El tiempo corre y su plazo se acaba, no ha recibido noticias del hospital y sigue sin dar con algo que lo conduzca a Santana, sin embargo, se siente extrañamente bien, e intuye el motivo.
—¿Sofía, venís para casa?
—No, me encantaría, pero tengo que corregir algunos parciales y preparar mi clase de mañana. No todo es placer en la vida. Así que, si te parece, te dejo en tu departamento y me voy al mío, a no ser que me necesites para algo más. —Lee en su mirada el deseo, y le sonríe—. Hablaba de otro tipo de necesidades, licenciado.
Una llamada los interrumpe. Él identifica el número y atiende.
—Helena.
—Hola, Rubio, ¿por dónde andás?
—Volviendo a Capital. Tuve que investigar algunas cosas.
—¡Investigar! Pensar que cuando te conocí tuve que acostumbrarme a que siempre estuvieras interviniendo, interpretando, conteniendo, pero por lo que veo, a todos esos gerundios, ahora tengo que sumarle investigando.
—Espero que no por mucho tiempo.
—Tus pacientes esperan lo mismo. Ya no sé qué más decirles para que se calmen.
—Entendelos.
—No, si yo los entiendo. Son ellos los que no entienden tu ausencia, y la verdad es que no me dio para contarles que te habías convertido en el nuevo Sherlock Holmes.
—No digas tonterías. ¿Alguna novedad?
—Por ahora, todo se sostiene en una tensa calma, como dicen los periodistas. Pero calculo que, de un momento a otro, tendremos noticias, y espero que sean buenas.
—¿Candela?
—Aquí está, lo mejor que puede. Te juro que intento distraerla, con decirte que ya me aprendí el nombre de todas las calles de Sevilla.

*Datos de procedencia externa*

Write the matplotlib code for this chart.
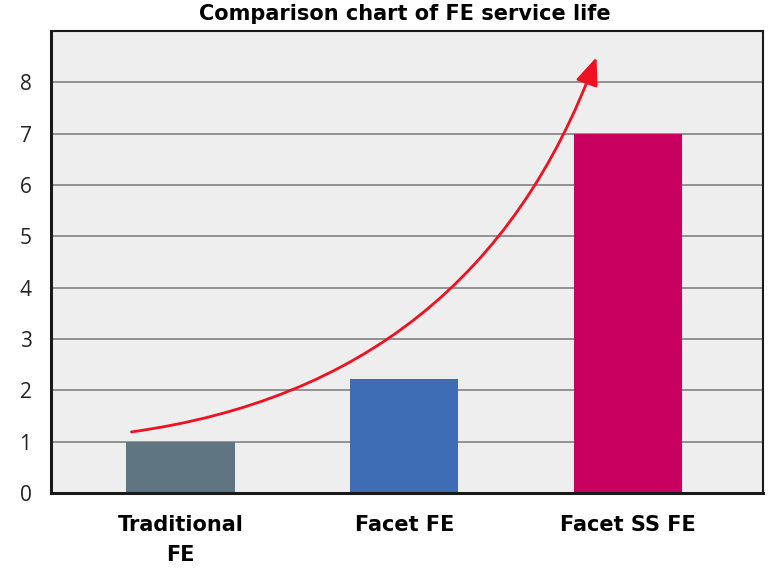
import matplotlib
matplotlib.use("Agg")
import matplotlib.pyplot as plt
from matplotlib.patches import FancyArrowPatch
from matplotlib import font_manager

categories = ["Traditional\nFE", "Facet FE", "Facet SS FE"]
service_life = [1.0, 2.22, 7.0]
bar_colors = ["#5f7682", "#3f6db5", "#c8005f"]
y_ticks = [0, 1, 2, 3, 4, 5, 6, 7, 8]
title = "Comparison chart of FE service life"

# trend arrow end points in data units
arrow_start = (-0.22, 1.19)
arrow_end = (1.86, 8.49)

names = {f.name for f in font_manager.fontManager.ttflist}
narrow = "Liberation Sans Narrow" if "Liberation Sans Narrow" in names else "DejaVu Sans"

fig = plt.figure(figsize=(7.82, 5.76), dpi=100)
ax = fig.add_axes([51 / 782, 1 - 493 / 576, 712 / 782, 462 / 576])
ax.set_facecolor("#eeeeee")

x = list(range(len(categories)))
ax.bar(x, service_life, width=0.485, color=bar_colors, zorder=3)

ax.set_xlim(-0.58, 2.605)
ax.set_ylim(0, 9)
ax.set_yticks(y_ticks)
ax.set_yticklabels([str(t) for t in y_ticks], fontsize=15, family="Open Sans", color="#222222")
ax.set_xticks(x)
ax.set_xticklabels(categories, fontsize=15, family=narrow, fontweight="bold", linespacing=1.6)
ax.tick_params(axis="y", length=0, pad=14)
ax.tick_params(axis="x", length=0, pad=16)
for lab in ax.get_xticklabels():
    lab.set_verticalalignment("top")

ax.grid(axis="y", color="#8a8a8a", linewidth=1.3, zorder=1)
ax.set_axisbelow(True)

for side in ["left", "bottom"]:
    ax.spines[side].set_linewidth(2.2)
for side in ["top", "right"]:
    ax.spines[side].set_linewidth(1.5)
for sp in ax.spines.values():
    sp.set_color("#1a1a1a")
    sp.set_zorder(5)

arrow = FancyArrowPatch(arrow_start, arrow_end, connectionstyle="arc3,rad=0.3",
                        arrowstyle="-|>,head_length=17,head_width=7",
                        color="#ee1122", linewidth=2, zorder=4,
                        shrinkA=0, shrinkB=0)
ax.add_patch(arrow)

fig.text(405 / 782, 1 - 14 / 576, title, ha="center", va="center",
         fontsize=15, fontweight="bold", family=narrow)

fig.savefig("out.png", dpi=100)
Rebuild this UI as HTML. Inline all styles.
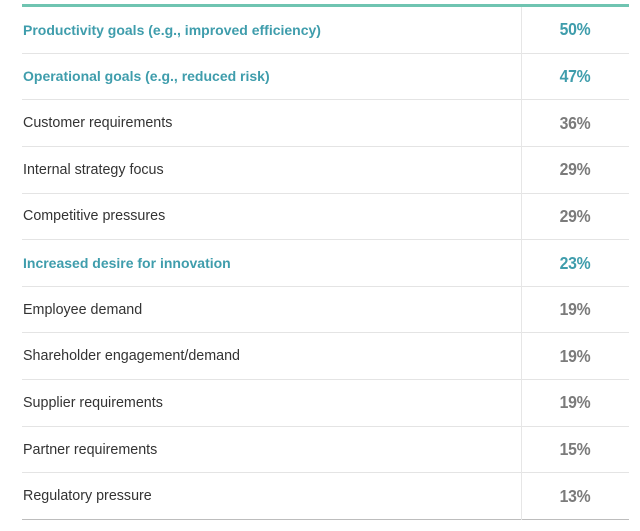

Es más, cuando todo esto termine, me vas a tener que dar unas vacaciones para que vaya a conocer el parque de María Luisa.
Pablo piensa en su amiga y se emociona.
—No sé si te lo dije alguna vez, pero sos de lo más lindo que me pasó en la vida.
Ella se enternece.
—Andá, salamero.
—De verdad te lo digo. No me faltes nunca.
—Eso no te lo puedo asegurar, pero te juro que voy a intentarlo. ¿Estás con la cheta?
—¿Con quién?
—Con la minita esa que trajiste al hospital.
—Sí, estoy con ella. Lo que pasa es que…
—¡Pará! Tranquilo, que no te estoy pidiendo explicaciones. Sé que estás atrás de algo importante, y por ahora, yo puedo hacerme cargo de lo que pasa acá.
—Gracias, sos lo más.
—Ya lo sé. Un beso, te quiero.
—Yo también te quiero.
Corta en el momento justo en que el vehículo desciende de la autopista y toma por 9 de julio rumbo a Avenida del Libertador. En unos minutos va a despedirse de Sofía, y siente que va a extrañarla.